▶ WHAT IS NEEDED
Transcribe the data in full and exactly, omitting any pictures.
— BEGIN RECORDED DATA —
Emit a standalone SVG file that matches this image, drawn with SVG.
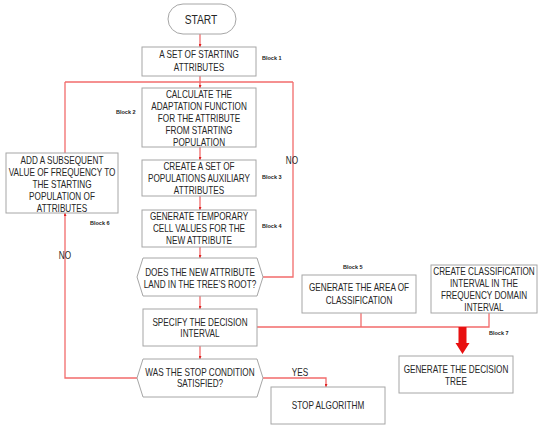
<svg xmlns="http://www.w3.org/2000/svg" width="550" height="427" viewBox="0 0 550 427">
<defs>
<style>
.box{fill:#fff;stroke:#a6a6a6;stroke-width:1}
.t{font-family:"Liberation Sans",Arial,sans-serif;font-size:10px;fill:#262626;text-anchor:middle}
.s{font-size:12.5px}
.b{font-family:"Liberation Sans",Arial,sans-serif;font-size:5.5px;font-weight:bold;fill:#222}
.c{fill:none;stroke:#f26b6b;stroke-width:1.3}
</style>
<marker id="ah" viewBox="0 0 6 6" refX="6" refY="3" markerWidth="3" markerHeight="3" orient="auto" markerUnits="userSpaceOnUse">
<path d="M0,0 L6,3 L0,6 z" fill="#e02020"/>
</marker>
</defs>
<rect width="550" height="427" fill="#fff"/>
<g id="connectors">
<path class="c" d="M200,34 V47" marker-end="url(#ah)"/>
<path class="c" d="M200,76 V82"/>
<path class="c" d="M65,82 H293"/>
<path class="c" d="M200,82 V88" marker-end="url(#ah)"/>
<path class="c" d="M200,147 V160" marker-end="url(#ah)"/>
<path class="c" d="M200,196 V210" marker-end="url(#ah)"/>
<path class="c" d="M200,247 V258" marker-end="url(#ah)"/>
<path class="c" d="M200,296 V309" marker-end="url(#ah)"/>
<path class="c" d="M200,346 V359" marker-end="url(#ah)"/>
<path class="c" d="M263,277 H293 V82"/>
<path class="c" d="M137,378 H65 V213" marker-end="url(#ah)"/>
<path class="c" d="M65,153 V82"/>
<path class="c" d="M263,378 H326 V387" marker-end="url(#ah)"/>
<path class="c" d="M257,327 H489 V313"/>
<path class="c" d="M361,313 V327"/>
<path d="M458.5,327 H466.5 V343 H469.5 L462.5,354 L455.5,343 H458.5 Z" fill="#e81010"/>
<g transform="translate(292,0) scale(0.82,1)"><text class="t" x="0" y="164">NO</text></g>
<g transform="translate(65,0) scale(0.82,1)"><text class="t" x="0" y="259">NO</text></g>
<g transform="translate(300,0) scale(0.82,1)"><text class="t" x="0" y="376">YES</text></g>
</g>
<g id="start">
<rect class="box" x="168" y="4" width="68" height="30" rx="15"/>
<g transform="translate(201,0) scale(0.82,1)"><text class="t s" x="0" y="24">START</text></g>
</g>
<g id="block1">
<rect class="box" x="142" y="47" width="114" height="29"/>
<g transform="translate(199,0) scale(0.82,1)">
<text class="t" x="0" y="58">A SET OF STARTING</text>
<text class="t" x="0" y="71">ATTRIBUTES</text>
</g>
<text class="b" x="262" y="60">Block 1</text>
</g>
<g id="block2">
<rect class="box" x="142" y="88" width="114" height="59"/>
<g transform="translate(199,0) scale(0.82,1)">
<text class="t" x="0" y="98">CALCULATE THE</text>
<text class="t" x="0" y="110">ADAPTATION FUNCTION</text>
<text class="t" x="0" y="122">FOR THE ATTRIBUTE</text>
<text class="t" x="0" y="134">FROM STARTING</text>
<text class="t" x="0" y="146">POPULATION</text>
</g>
<text class="b" x="116" y="114">Block 2</text>
</g>
<g id="block3">
<rect class="box" x="142" y="160" width="114" height="36"/>
<g transform="translate(199,0) scale(0.82,1)">
<text class="t" x="0" y="170">CREATE A SET OF</text>
<text class="t" x="0" y="182">POPULATIONS AUXILIARY</text>
<text class="t" x="0" y="194">ATTRIBUTES</text>
</g>
<text class="b" x="262" y="179">Block 3</text>
</g>
<g id="block4">
<rect class="box" x="142" y="210" width="114" height="37"/>
<g transform="translate(199,0) scale(0.82,1)">
<text class="t" x="0" y="220">GENERATE TEMPORARY</text>
<text class="t" x="0" y="232">CELL VALUES FOR THE</text>
<text class="t" x="0" y="244">NEW ATTRIBUTE</text>
</g>
<text class="b" x="262" y="228">Block 4</text>
</g>
<g id="decision1">
<polygon class="box" points="137,277 143,258 257,258 263,277 257,296 143,296"/>
<g transform="translate(200,0) scale(0.82,1)">
<text class="t" x="0" y="276">DOES THE NEW ATTRIBUTE</text>
<text class="t" x="0" y="288">LAND IN THE TREE’S ROOT?</text>
</g>
</g>
<g id="specify">
<rect class="box" x="143" y="309" width="114" height="37"/>
<g transform="translate(200,0) scale(0.82,1)">
<text class="t" x="0" y="326">SPECIFY THE DECISION</text>
<text class="t" x="0" y="337">INTERVAL</text>
</g>
</g>
<g id="decision2">
<polygon class="box" points="137,378 143,359 257,359 263,378 257,397 143,397"/>
<g transform="translate(200,0) scale(0.82,1)">
<text class="t" x="0" y="376">WAS THE STOP CONDITION</text>
<text class="t" x="0" y="387">SATISFIED?</text>
</g>
</g>
<g id="stop">
<rect class="box" x="271" y="387" width="114" height="37"/>
<g transform="translate(328,0) scale(0.82,1)">
<text class="t" x="0" y="409">STOP ALGORITHM</text>
</g>
</g>
<g id="block6">
<rect class="box" x="6" y="153" width="112" height="60"/>
<g transform="translate(62,0) scale(0.82,1)">
<text class="t" x="0" y="164">ADD A SUBSEQUENT</text>
<text class="t" x="0" y="176">VALUE OF FREQUENCY TO</text>
<text class="t" x="0" y="188">THE STARTING</text>
<text class="t" x="0" y="200">POPULATION OF</text>
<text class="t" x="0" y="212">ATTRIBUTES</text>
</g>
<text class="b" x="90" y="225">Block 6</text>
</g>
<g id="block5">
<rect class="box" x="302" y="275" width="114" height="38"/>
<g transform="translate(359,0) scale(0.82,1)">
<text class="t" x="0" y="291">GENERATE THE AREA OF</text>
<text class="t" x="0" y="304">CLASSIFICATION</text>
</g>
<text class="b" x="343" y="269">Block 5</text>
</g>
<g id="block7in">
<rect class="box" x="431" y="265" width="106" height="48"/>
<g transform="translate(484,0) scale(0.82,1)">
<text class="t" x="0" y="275">CREATE CLASSIFICATION</text>
<text class="t" x="0" y="287">INTERVAL IN THE</text>
<text class="t" x="0" y="299">FREQUENCY DOMAIN</text>
<text class="t" x="0" y="311">INTERVAL</text>
</g>
<text class="b" x="489" y="335">Block 7</text>
</g>
<g id="tree">
<rect class="box" x="399" y="356" width="114" height="37"/>
<g transform="translate(456,0) scale(0.82,1)">
<text class="t" x="0" y="373">GENERATE THE DECISION</text>
<text class="t" x="0" y="385">TREE</text>
</g>
</g>
</svg>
— END RECORDED DATA —
▶ EXERCISE ANSWER
Emit a standalone SVG file that matches this image, drawn with SVG.
<svg xmlns="http://www.w3.org/2000/svg" width="550" height="427" viewBox="0 0 550 427">
<defs>
<style>
.box{fill:#fff;stroke:#a6a6a6;stroke-width:1}
.t{font-family:"Liberation Sans",Arial,sans-serif;font-size:10px;fill:#262626;text-anchor:middle}
.s{font-size:12.5px}
.b{font-family:"Liberation Sans",Arial,sans-serif;font-size:5.5px;font-weight:bold;fill:#222}
.c{fill:none;stroke:#f26b6b;stroke-width:1.3}
</style>
<marker id="ah" viewBox="0 0 6 6" refX="6" refY="3" markerWidth="3" markerHeight="3" orient="auto" markerUnits="userSpaceOnUse">
<path d="M0,0 L6,3 L0,6 z" fill="#e02020"/>
</marker>
</defs>
<rect width="550" height="427" fill="#fff"/>
<g id="connectors">
<path class="c" d="M200,34 V47" marker-end="url(#ah)"/>
<path class="c" d="M200,76 V82"/>
<path class="c" d="M65,82 H293"/>
<path class="c" d="M200,82 V88" marker-end="url(#ah)"/>
<path class="c" d="M200,147 V160" marker-end="url(#ah)"/>
<path class="c" d="M200,196 V210" marker-end="url(#ah)"/>
<path class="c" d="M200,247 V258" marker-end="url(#ah)"/>
<path class="c" d="M200,296 V309" marker-end="url(#ah)"/>
<path class="c" d="M200,346 V359" marker-end="url(#ah)"/>
<path class="c" d="M263,277 H293 V82"/>
<path class="c" d="M137,378 H65 V213" marker-end="url(#ah)"/>
<path class="c" d="M65,153 V82"/>
<path class="c" d="M263,378 H326 V387" marker-end="url(#ah)"/>
<path class="c" d="M257,327 H489 V313"/>
<path class="c" d="M361,313 V327"/>
<path d="M458.5,327 H466.5 V343 H469.5 L462.5,354 L455.5,343 H458.5 Z" fill="#e81010"/>
<g transform="translate(292,0) scale(0.82,1)"><text class="t" x="0" y="164">NO</text></g>
<g transform="translate(65,0) scale(0.82,1)"><text class="t" x="0" y="259">NO</text></g>
<g transform="translate(300,0) scale(0.82,1)"><text class="t" x="0" y="376">YES</text></g>
</g>
<g id="start">
<rect class="box" x="168" y="4" width="68" height="30" rx="15"/>
<g transform="translate(201,0) scale(0.82,1)"><text class="t s" x="0" y="24">START</text></g>
</g>
<g id="block1">
<rect class="box" x="142" y="47" width="114" height="29"/>
<g transform="translate(199,0) scale(0.82,1)">
<text class="t" x="0" y="58">A SET OF STARTING</text>
<text class="t" x="0" y="71">ATTRIBUTES</text>
</g>
<text class="b" x="262" y="60">Block 1</text>
</g>
<g id="block2">
<rect class="box" x="142" y="88" width="114" height="59"/>
<g transform="translate(199,0) scale(0.82,1)">
<text class="t" x="0" y="98">CALCULATE THE</text>
<text class="t" x="0" y="110">ADAPTATION FUNCTION</text>
<text class="t" x="0" y="122">FOR THE ATTRIBUTE</text>
<text class="t" x="0" y="134">FROM STARTING</text>
<text class="t" x="0" y="146">POPULATION</text>
</g>
<text class="b" x="116" y="114">Block 2</text>
</g>
<g id="block3">
<rect class="box" x="142" y="160" width="114" height="36"/>
<g transform="translate(199,0) scale(0.82,1)">
<text class="t" x="0" y="170">CREATE A SET OF</text>
<text class="t" x="0" y="182">POPULATIONS AUXILIARY</text>
<text class="t" x="0" y="194">ATTRIBUTES</text>
</g>
<text class="b" x="262" y="179">Block 3</text>
</g>
<g id="block4">
<rect class="box" x="142" y="210" width="114" height="37"/>
<g transform="translate(199,0) scale(0.82,1)">
<text class="t" x="0" y="220">GENERATE TEMPORARY</text>
<text class="t" x="0" y="232">CELL VALUES FOR THE</text>
<text class="t" x="0" y="244">NEW ATTRIBUTE</text>
</g>
<text class="b" x="262" y="228">Block 4</text>
</g>
<g id="decision1">
<polygon class="box" points="137,277 143,258 257,258 263,277 257,296 143,296"/>
<g transform="translate(200,0) scale(0.82,1)">
<text class="t" x="0" y="276">DOES THE NEW ATTRIBUTE</text>
<text class="t" x="0" y="288">LAND IN THE TREE’S ROOT?</text>
</g>
</g>
<g id="specify">
<rect class="box" x="143" y="309" width="114" height="37"/>
<g transform="translate(200,0) scale(0.82,1)">
<text class="t" x="0" y="326">SPECIFY THE DECISION</text>
<text class="t" x="0" y="337">INTERVAL</text>
</g>
</g>
<g id="decision2">
<polygon class="box" points="137,378 143,359 257,359 263,378 257,397 143,397"/>
<g transform="translate(200,0) scale(0.82,1)">
<text class="t" x="0" y="376">WAS THE STOP CONDITION</text>
<text class="t" x="0" y="387">SATISFIED?</text>
</g>
</g>
<g id="stop">
<rect class="box" x="271" y="387" width="114" height="37"/>
<g transform="translate(328,0) scale(0.82,1)">
<text class="t" x="0" y="409">STOP ALGORITHM</text>
</g>
</g>
<g id="block6">
<rect class="box" x="6" y="153" width="112" height="60"/>
<g transform="translate(62,0) scale(0.82,1)">
<text class="t" x="0" y="164">ADD A SUBSEQUENT</text>
<text class="t" x="0" y="176">VALUE OF FREQUENCY TO</text>
<text class="t" x="0" y="188">THE STARTING</text>
<text class="t" x="0" y="200">POPULATION OF</text>
<text class="t" x="0" y="212">ATTRIBUTES</text>
</g>
<text class="b" x="90" y="225">Block 6</text>
</g>
<g id="block5">
<rect class="box" x="302" y="275" width="114" height="38"/>
<g transform="translate(359,0) scale(0.82,1)">
<text class="t" x="0" y="291">GENERATE THE AREA OF</text>
<text class="t" x="0" y="304">CLASSIFICATION</text>
</g>
<text class="b" x="343" y="269">Block 5</text>
</g>
<g id="block7in">
<rect class="box" x="431" y="265" width="106" height="48"/>
<g transform="translate(484,0) scale(0.82,1)">
<text class="t" x="0" y="275">CREATE CLASSIFICATION</text>
<text class="t" x="0" y="287">INTERVAL IN THE</text>
<text class="t" x="0" y="299">FREQUENCY DOMAIN</text>
<text class="t" x="0" y="311">INTERVAL</text>
</g>
<text class="b" x="489" y="335">Block 7</text>
</g>
<g id="tree">
<rect class="box" x="399" y="356" width="114" height="37"/>
<g transform="translate(456,0) scale(0.82,1)">
<text class="t" x="0" y="373">GENERATE THE DECISION</text>
<text class="t" x="0" y="385">TREE</text>
</g>
</g>
</svg>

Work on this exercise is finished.